Теперь о том, что сквозь эти стихи светится: о «душе» их и о душе их автора. Постараюсь передать впечатления так, как будто вам о Савинкове почти ничего не было известно.
Бесспорно, писал эти стихи человек не обыкновенный, правильнее — не обычный. Но в нем, как в творчестве его, отсутствует та благодать, то внутреннее сияние, тот свет, которые возбуждают к человеку любовь. Вероятно, Савинкова мало любили: разумеется, я говорю только о любви-дружбе, не касаясь других областей… Поздний, обмельчавший байронизм чувствуется в нем. «Жизнь — пустая и глупая шутка», — он повторяет это неизменно, на все лады. Он по-настоящему несчастен. Но в самое свое несчастье, в свое подлинное непоправимое одиночество он вносит усмешку, которая уничтожает возможность сочувствия. Иногда он вносит туда же и кокетство, позу: как бы «посмотрите, какой я!» Должен сказать, что те противоречивые строки, где Савинков упоминает о грехе убийства и посещающих его кошмарах, принадлежат к самым тяжелым и в каком-то смысле даже отталкивающим во всей книге. Не то чтобы об этом нельзя было писать. Обо всем можно писать, обо всем решительно, без исключения. Но здесь Савинков охлажденным чувством, охлажденным условно-красивым словом касается глубочайшей и трагической темы… Получается нечто трудновыносимое. Если даже знать биографию автора, если вспомнить, что эти строки не только «слова, слова, слова», что за ними есть реальность, — впечатление остается то же.

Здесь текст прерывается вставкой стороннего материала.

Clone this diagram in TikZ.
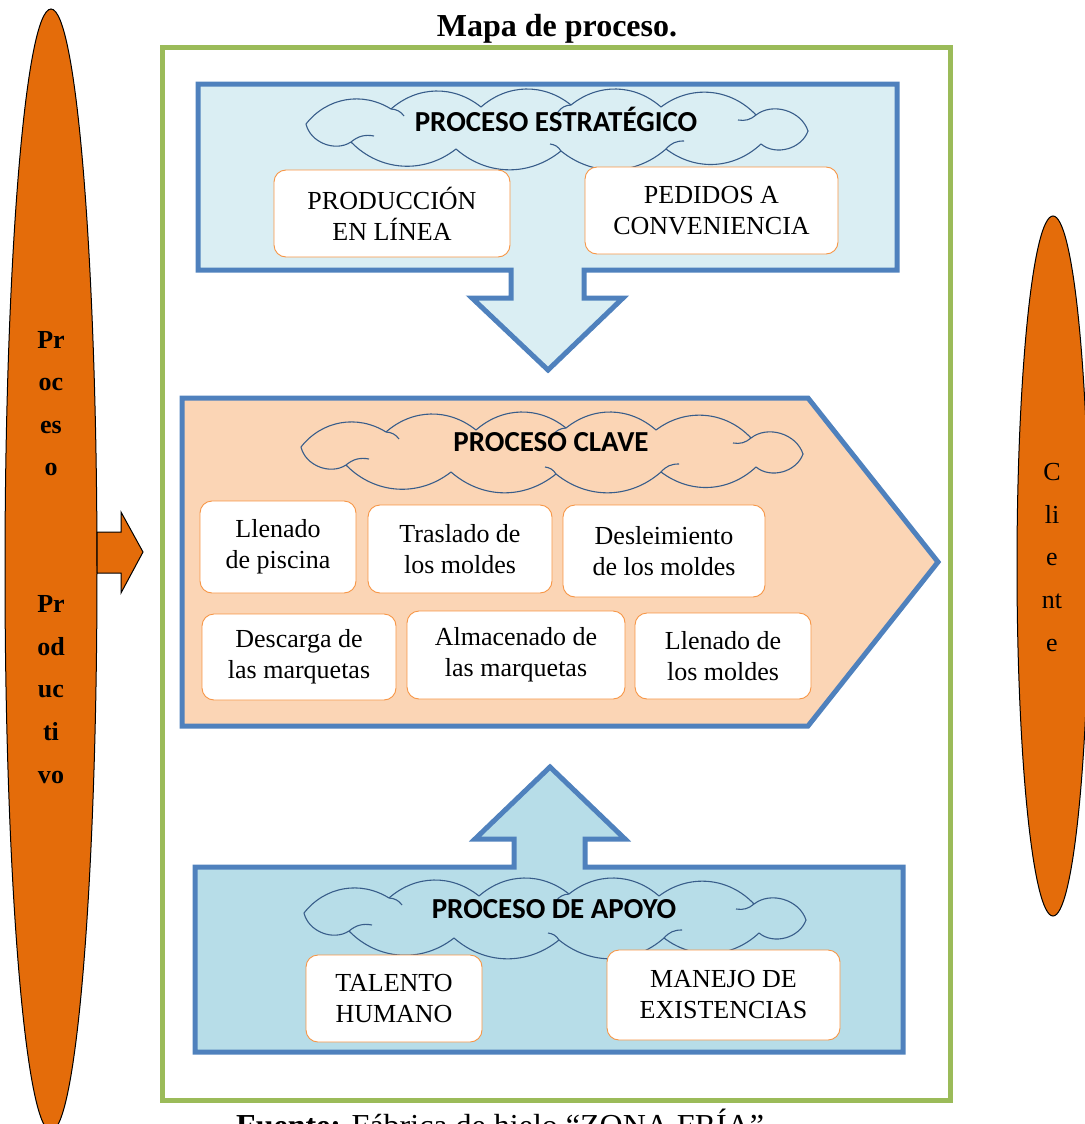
\documentclass[tikz,border=0pt]{standalone}
\usepackage{fontspec}
\setmainfont{Liberation Serif}
\newfontfamily\cloudfont{Carlito}
\usetikzlibrary{shapes.geometric}
\definecolor{frameGreen}{HTML}{9BBB59}
\definecolor{blockBlue}{HTML}{4F81BD}
\definecolor{stratFill}{HTML}{DAEEF3}
\definecolor{keyFill}{HTML}{FBD5B5}
\definecolor{supFill}{HTML}{B7DDE8}
\definecolor{boxOrange}{HTML}{F79646}
\definecolor{sideOrange}{HTML}{E46C0A}
\definecolor{cloudLine}{HTML}{385D8A}
\begin{document}
\begin{tikzpicture}[x=1pt,y=-1pt,
  block/.style={draw=blockBlue,line width=5pt,line join=miter},
  taskbox/.style={draw=boxOrange,line width=0.9pt,fill=white,rounded corners=12pt,
    align=center,font=\fontsize{26}{31}\selectfont,inner sep=0pt},
  cloudtext/.style={font=\cloudfont\bfseries\fontsize{29}{34}\selectfont},
  side/.style={ellipse,draw=black,line width=1pt,fill=sideOrange,inner sep=0pt},
  sidetext/.style={align=center,font=\fontsize{26}{42.5}\selectfont},
  puffcloud/.pic={
    \draw[cloudLine,line width=1.1pt,line join=round]
      (-250,-4) to[bend left=42] (-165,-19) to[bend left=40] (-75,-21)
      to[bend left=40] (15,-23) to[bend left=40] (105,-21) to[bend left=42] (200,-13)
      to[bend left=55] (252,3) to[bend left=55] (205,16) to[bend left=40] (110,21)
      to[bend left=40] (5,23) to[bend left=40] (-100,21) to[bend left=42] (-205,14)
      to[bend left=55] cycle;
    \draw[cloudLine,line width=1.1pt]
      (-205,14) to[bend left=25] (-182,8)
      (-165,-19) to[bend left=25] (-152,-12)
      (15,-23) to[bend right=25] (2,-16)
      (200,-13) to[bend left=25] (182,-8)
      (110,21) to[bend left=25] (128,13)
      (5,23) to[bend right=25] (-6,16);
  }]
\useasboundingbox (0,0) rectangle (1084,1124);

% side ellipses
\node[side,minimum width=92pt,minimum height=1122pt] (left) at (51,570) {};
\node[side,minimum width=72pt,minimum height=700pt] (right) at (1053,566) {};
\node[sidetext,font=\bfseries\fontsize{26}{42.3}\selectfont] (lt1) at (51,403.5) {Pr\\oc\\es\\o};
\node[sidetext,font=\bfseries\fontsize{26}{42.75}\selectfont] (lt2) at (51,689.5) {Pr\\od\\uc\\ti\\vo};
\node[sidetext,font=\fontsize{26}{42.75}\selectfont] (rt) at (1052,557.5) {C\\li\\e\\nt\\e};

% entry arrow
\draw[fill=sideOrange,line width=1pt] (97,532) -- (121,532) -- (121,512) -- (143,552)
  -- (121,593) -- (121,573) -- (97,573) -- cycle;

% frame and title
\node[font=\bfseries\fontsize{32}{36}\selectfont] (title) at (557,29) {Mapa de proceso.};
\draw[frameGreen,line width=5pt] (162,48) rectangle (950,1100);

% strategic block with downward arrow
\draw[block,fill=stratFill] (198,84) -- (897,84) -- (897,270) -- (584,270) -- (584,298)
  -- (623,298) -- (548,370) -- (472,298) -- (511,298) -- (511,270) -- (198,270) -- cycle;
\pic at (556,128) {puffcloud};
\node[cloudtext] (t1) at (556,119) {PROCESO ESTRATÉGICO};
\node[taskbox,minimum width=236pt,minimum height=87pt] (prod) at (392,213.5) {PRODUCCIÓN\\EN LÍNEA};
\node[taskbox,minimum width=253pt,minimum height=87pt] (ped) at (711.5,210.5) {PEDIDOS A\\CONVENIENCIA};

% key process
\draw[block,fill=keyFill] (182,398) -- (808,398) -- (938,562) -- (808,726) -- (182,726) -- cycle;
\pic at (551,451) {puffcloud};
\node[cloudtext] (t2) at (551,442) {PROCESO CLAVE};
\node[taskbox,minimum width=156pt,minimum height=92pt] (k1) at (278,547) {Llenado\\de piscina};
\node[taskbox,minimum width=184pt,minimum height=88pt] (k2) at (460,549) {Traslado de\\los moldes};
\node[taskbox,minimum width=202pt,minimum height=92pt] (k3) at (664,551) {Desleimiento\\de los moldes};
\node[taskbox,minimum width=194pt,minimum height=86pt] (k4) at (299,657) {Descarga de\\las marquetas};
\node[taskbox,minimum width=218pt,minimum height=88pt] (k5) at (516,655) {Almacenado de\\las marquetas};
\node[taskbox,minimum width=176pt,minimum height=86pt] (k6) at (723,656) {Llenado de\\los moldes};

% support block with upward arrow
\draw[block,fill=supFill] (195,867) -- (514,867) -- (514,839) -- (475,839) -- (550,767)
  -- (625,839) -- (585,839) -- (585,867) -- (903,867) -- (903,1052) -- (195,1052) -- cycle;
\pic at (554,917) {puffcloud};
\node[cloudtext] (t3) at (554,909) {PROCESO DE APOYO};
\node[taskbox,minimum width=176pt,minimum height=87pt] (tal) at (394,998.5) {TALENTO\\HUMANO};
\node[taskbox,minimum width=233pt,minimum height=90pt] (man) at (723.5,995) {MANEJO DE\\EXISTENCIAS};

% source line
\node[anchor=base west,inner sep=0pt,font=\fontsize{32}{36}\selectfont] (src) at (236,1136)
  {\textbf{Fuente:} Fábrica de hielo “ZONA FRÍA”};
\end{tikzpicture}
\end{document}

Индивидуализм у Савинкова развит болезненно. Я, я, я, — кроме этого, он ничего не видит и не знает. Пожалуй, именно в этом разгадка того привкуса «мучительности», который придает все-таки его книге значение, несмотря на дилетантизм ее и постоянно чувствующуюся фальшь: несчастен Савинков из-за отсутствия «выхода» к миру, из-за обреченности своей остаться в себе, как несчастен всякий прирожденный индивидуалист, сознающий свое состояние. У Савинкова ум был прозорлив, но бессилен исправить или заменить что-либо. И даже самая жизнь его, где, несомненно, жертвенность была, — даже самая жизнь его, по-видимому, двигалась в значительной мере гордостью, надменным и холодным расчетом, увлечением опасностью:
Мне душу тешили кровавые забавы.
Вот признание более искреннее, пожалуй, чем «кошмары»… Нередко только эта душа ощущала свое окаменение, ужасаясь ему, – и тогда вырывались стихи, похожие на крик:
Прости меня,
Дай мне забвенья,
Прости меня,
Я так устал…
Одна из книг Розанова кончается фразой, которую часто вспоминаешь, думая о людях. Здесь она, кажется, будет уместнее, чем где бы то ни было:
– Никакой человек не достоин похвалы. Всякий человек достоин только жалости.
* * *
«Пишите прозу, господа!»
Каждый раз, когда перелистываешь новый сборник стихов одного из наших здешних молодых поэтов, хочется повторить давний призыв Брюсова: «Пишите прозу, господа!» Не в том беда, что стихи сейчас мало кто читает, ценит и понимает: это не должно бы поэта смущать, не должно бы его сбивать с пути. Но есть ли, действительно, «путь» у авторов выходящих сейчас в довольно большом количестве маленьких, белых, чистеньких книжечек? Едва ли. Они пишут стихи главным образом потому, что до них стихи писали другие, повторяют чужие слова и приемы, и если даже у них есть свои мысли и чувства, то сквозь чужую, заимствованную оболочку этого «своего» не видно. Заняты они не творчеством, а лишь приятной, но пустоватой «игрой в творчество». Одни из них талантливы, другие бездарны. О бездарных говорить не стоит, но талантливых жаль, потому что их губит форма, если можно так выразиться. Проза — честная, требовательная и сухая проза — заставила бы их быть строже к себе, убедила бы, что говорить следует только тогда, когда есть что сказать. Стихи же позволяют бесконечные перестановки слов и строчек, мнимой важностью и мнимой глубиной которых автор обманывает, прежде всего, самого себя. Автор возразит, может быть, что он «поэт», что иначе как в размеренных строфах, он высказаться не может. Полно! Поэты подлинные, врожденные, только в ритме и музыке слов оживающие, — величайшая редкость. Во всей современной русской литературе поэтов — в этом смысле — всего два-три. Наши же молодые стихотворцы в огромном большинстве случаев держатся стихов или по «инстинкту самосохранения», т. е. из безотчетной боязни обнаружить свою творческую несостоятельность, или по какой-то странной умственно-душевной лени, мешающей им понять и почувствовать свою основную ошибку, — и, поняв, сделать вывод.